The values I hold and the freedoms that I enjoy are not mine alone. They do not belong to me, nor are they only bestowed onto citizens of the United States or only the province of the West. They are universal. It is despicable to make excuses that history will not allow some cultures and societies to operate with democratic governance or embrace the values set down in the Universal Declaration of Human Rights.
What the left seems to forget is that the universal solidarity that they once claimed is not merely derived from words or slogans shouted as they march on the White House. For those words to mean anything, they must be backed by the willingness to take action. The left can claim to care about the people of Afghanistan or Iraq, but when it came to the decision between liberation and maintaining the status quo–well, we saw their decision.
Does my desire to see the liberation of Afghanistan and Iraq make me an adherent of militarism and a lover of war? I don’t think so. No one in their right mind wants war.
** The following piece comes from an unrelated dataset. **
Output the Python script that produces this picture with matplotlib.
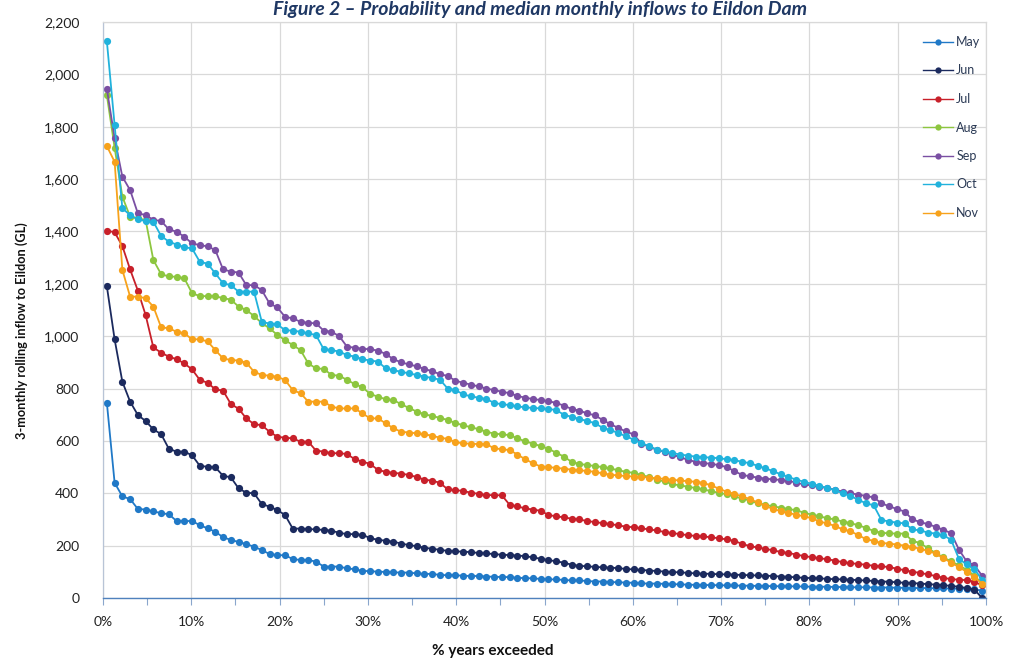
import numpy as np
import matplotlib
matplotlib.use("Agg")
import matplotlib.pyplot as plt
from matplotlib.ticker import MultipleLocator, FuncFormatter

plt.rcParams["font.family"] = ["Lato", "DejaVu Sans"]

# 3-monthly rolling inflow to Eildon (GL), sorted from highest to lowest year
may = [745, 440, 388, 378, 340, 338, 331, 324, 320, 294, 294, 294, 278, 266, 253,
       232, 222, 214, 206, 196, 183, 168, 164, 163, 149, 145, 145, 139, 120, 120,
       120, 113, 110, 103, 103, 100, 100,
       98, 97, 97, 94, 92, 92, 88, 87, 87, 85, 84, 84, 82, 81, 80, 80, 77, 76, 75,
       73, 71, 71, 69, 67, 67, 65, 63, 63, 61, 60, 59, 58, 56, 55, 55, 54, 53, 52,
       51, 50,
       50, 49, 49, 48, 48, 47, 47, 46, 46, 45, 45, 45, 44, 44, 43, 43, 43, 42, 42,
       41, 41, 41, 40, 40, 40, 39, 39, 38, 38, 38, 37, 37, 36, 36, 35, 33, 28]
jun = [1190, 988, 826, 750, 699, 676, 644, 626, 570, 559, 559, 545, 505, 501, 499,
       467, 461, 419, 402, 400, 359, 349, 336, 317, 265, 265, 263, 262, 260, 257,
       249, 244, 244, 241, 229, 222, 219,
       215, 208, 202, 198, 192, 188, 184, 180, 178, 177, 175, 172, 170, 168, 165,
       164, 162, 160, 155, 150, 145, 140, 135, 127, 123, 121, 119, 117, 116, 114,
       111, 109, 107, 105, 103, 101, 99, 98, 96, 94,
       93, 92, 91, 90, 89, 88, 87, 86, 85, 84, 82, 81, 79, 77, 76, 75, 73, 72, 71,
       70, 68, 67, 65, 63, 62, 60, 58, 57, 55, 53, 51, 49, 46, 43, 38, 32, 0]
jul = [1403, 1397, 1344, 1255, 1174, 1081, 957, 937, 922, 912, 896, 873, 833, 822,
       797, 792, 741, 723, 686, 664, 660, 635, 616, 612, 610, 597, 597, 563, 559,
       553, 553, 550, 530, 521, 512, 489, 482,
       478, 475, 470, 462, 452, 448, 440, 415, 412, 409, 402, 398, 393, 393, 392,
       356, 350, 342, 338, 333, 317, 312, 308, 303, 300, 294, 290, 286, 283, 277,
       273, 270, 266, 262, 258, 252, 248, 244, 240, 237,
       235, 232, 228, 224, 218, 207, 198, 193, 188, 182, 176, 172, 166, 160, 156,
       152, 148, 143, 137, 133, 130, 127, 123, 121, 118, 112, 106, 100, 96, 90, 84,
       77, 72, 70, 68, 62, 48]
aug = [1920, 1720, 1533, 1456, 1450, 1444, 1291, 1237, 1228, 1227, 1221, 1164,
       1153, 1153, 1153, 1145, 1140, 1113, 1100, 1077, 1050, 1030, 1005, 985, 966,
       947, 896, 877, 875, 852, 849, 833, 817, 805, 779, 769, 759,
       756, 740, 726, 712, 702, 695, 688, 680, 668, 660, 652, 645, 635, 628, 625,
       622, 610, 598, 590, 580, 570, 555, 540, 520, 512, 508, 504, 500, 495, 488,
       482, 478, 470, 462, 452, 445, 435, 430, 425, 420,
       415, 408, 402, 396, 388, 380, 372, 362, 356, 350, 345, 340, 335, 326, 318,
       312, 305, 300, 292, 286, 278, 268, 256, 249, 247, 246, 246, 218, 210, 190,
       172, 155, 140, 125, 108, 85, 55]
sep = [1944, 1756, 1609, 1558, 1469, 1463, 1444, 1440, 1408, 1399, 1380, 1354,
       1348, 1343, 1329, 1255, 1247, 1243, 1195, 1195, 1176, 1125, 1110, 1074,
       1068, 1055, 1051, 1049, 1021, 1017, 1000, 960, 956, 952, 950, 945, 932,
       912, 900, 892, 885, 875, 866, 855, 848, 830, 822, 815, 808, 800, 794, 788,
       782, 772, 765, 760, 756, 752, 745, 735, 722, 716, 705, 698, 680, 664, 650,
       636, 625, 590, 578, 566, 558, 548, 538, 528, 520,
       516, 512, 508, 500, 485, 470, 465, 460, 456, 453, 451, 448, 440, 434, 430,
       425, 420, 414, 406, 400, 395, 390, 384, 362, 350, 340, 330, 300, 290, 282,
       272, 260, 248, 185, 140, 125, 85]
oct_ = [2126, 1806, 1488, 1463, 1446, 1440, 1437, 1383, 1361, 1350, 1340, 1335,
        1284, 1277, 1240, 1202, 1195, 1170, 1170, 1170, 1055, 1048, 1045, 1023,
        1021, 1017, 1011, 1004, 950, 947, 941, 928, 922, 912, 907, 903, 877,
        870, 864, 858, 852, 846, 840, 834, 800, 794, 778, 770, 765, 760, 745, 740,
        737, 732, 728, 726, 724, 722, 718, 700, 692, 684, 676, 668, 650, 642, 630,
        618, 605, 592, 580, 567, 560, 554, 548, 544, 540,
        538, 536, 534, 530, 527, 520, 515, 505, 495, 485, 472, 462, 452, 444, 436,
        428, 420, 412, 400, 390, 375, 362, 354, 298, 292, 288, 285, 262, 258, 250,
        246, 240, 222, 150, 128, 110, 70]
nov = [1726, 1666, 1253, 1151, 1151, 1145, 1113, 1034, 1030, 1017, 1011, 988, 988,
       980, 947, 915, 909, 907, 899, 864, 852, 849, 845, 833, 794, 782, 750, 750,
       750, 731, 724, 724, 724, 705, 686, 686, 667,
       648, 635, 632, 629, 625, 620, 612, 608, 595, 591, 589, 588, 587, 572, 568,
       565, 548, 530, 515, 502, 500, 497, 494, 490, 488, 485, 482, 476, 471, 468,
       466, 464, 463, 460, 457, 455, 451, 449, 446, 444,
       440, 430, 418, 406, 398, 388, 378, 365, 352, 340, 332, 325, 318, 312, 305,
       292, 285, 275, 262, 255, 240, 225, 218, 210, 208, 204, 200, 195, 188, 180,
       170, 152, 135, 118, 100, 80, 55]

months = ["May", "Jun", "Jul", "Aug", "Sep", "Oct", "Nov"]
series = [may, jun, jul, aug, sep, oct_, nov]
colors = ["#2079c7", "#1b2a5e", "#c8202a", "#8dc63f", "#7a4fa3", "#21b2dc", "#f7a21b"]

n_years = len(may)
for s in series:
    assert len(s) == n_years
# plotting position (% of years in which the flow is exceeded)
exceedance = (np.arange(n_years) + 0.5) / n_years * 100

fig = plt.figure(figsize=(10.13, 6.66), dpi=100)
ax = fig.add_axes([103 / 1013, 68 / 666, 883 / 1013, 576 / 666])

for name, vals, col in zip(months, series, colors):
    ax.plot(exceedance, vals, color=col, lw=1.3, marker="o", markersize=5.2,
            markeredgewidth=0, label=name)

ax.set_xlim(0, 100)
ax.set_ylim(0, 2200)
ax.xaxis.set_major_locator(MultipleLocator(10))
ax.xaxis.set_minor_locator(MultipleLocator(5))
ax.yaxis.set_major_locator(MultipleLocator(200))
ax.xaxis.set_major_formatter(FuncFormatter(lambda v, p: f"{v:.0f}%"))
ax.yaxis.set_major_formatter(FuncFormatter(lambda v, p: f"{v:,.0f}"))

ax.grid(True, which="major", color="#d9d9d9", lw=0.9)
ax.set_axisbelow(True)
for side in ["top", "right", "left"]:
    ax.spines[side].set_color("#d9d9d9")
    ax.spines[side].set_linewidth(0.9)
ax.spines["left"].set_color("#b8c4d6")
ax.spines["bottom"].set_color("#4f81bd")
ax.spines["bottom"].set_linewidth(1.0)

ax.tick_params(axis="x", which="both", direction="out", length=5, width=0.8,
               color="#8aa6cc", labelsize=10, labelcolor="#222222", pad=8)
ax.tick_params(axis="y", length=0, labelsize=10, labelcolor="#222222", pad=17)

ax.set_ylabel("3-monthly rolling inflow to Eildon (GL)", fontsize=9.2,
              fontweight="bold", color="#111111")
ax.yaxis.set_label_coords(-0.085, 0.4635)
fig.text(493 / 1013, 1 - 651 / 666, "% years exceeded", ha="center", va="center",
         fontsize=11, fontweight="bold", color="#111111")

fig.text(540 / 1013, 1 - 15 / 666,
         "Figure 2 \u2013 Probability and median monthly inflows to Eildon Dam",
         ha="center", va="baseline", fontsize=14, fontweight="bold",
         fontstyle="italic", color="#1f3864")

leg = ax.legend(loc="upper left", bbox_to_anchor=(918 / 1013, 1 - 31 / 666),
                bbox_transform=fig.transFigure, frameon=False, fontsize=9,
                handlelength=2.4, handletextpad=0.25, labelspacing=1.32,
                borderaxespad=0)
for t in leg.get_texts():
    t.set_color("#2b3a55")
for h in leg.get_lines():
    h.set_markersize(4.5)
    h.set_linewidth(1.0)

fig.savefig("out.png", dpi=100)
It is not the only solution, and it does not solve everything. However, I also refuse to deny that there are situations where the use of military force is necessary. President Barack Obama acknowledged this when accepting the Nobel Peace Prize in December:
And this becomes particularly important when the purpose of military action extends beyond self-defense or the defense of one nation against an aggressor. More and more, we all confront difficult questions about how to prevent the slaughter of civilians by their own government or to stop a civil war whose violence and suffering can engulf an entire region.
I believe that force can be justified on humanitarian grounds, as it was in the Balkans or in other places that have been scarred by war. Inaction tears at our conscience and can lead to more costly intervention later. That’s why all responsible nations must embrace the role that militaries with a clear mandate can play to keep the peace.
Obama also reminded listeners that when force is used and the military might be applied, “…No matter how justified, war promises human tragedy.” These actions, though, also create an opening for societies that have long been oppressed to be able to chart a different path–one based not on the fanciful whims of a cruel dictator or a committee of religious fanatics.
Peace, as Spinoza said, isn’t just the “absence of war; it is a virtue, a state of mind, a disposition for benevolence, confidence, justice.” Those that claim to support peace, yet stand idly aside as others suffer horrible wrongs, have misunderstood not only the true meaning of the word but also the true price of achieving it. In fact, this thirst for peace, this desire to see this virtue spread to all peoples of the world, is something quite possibly worth fighting for.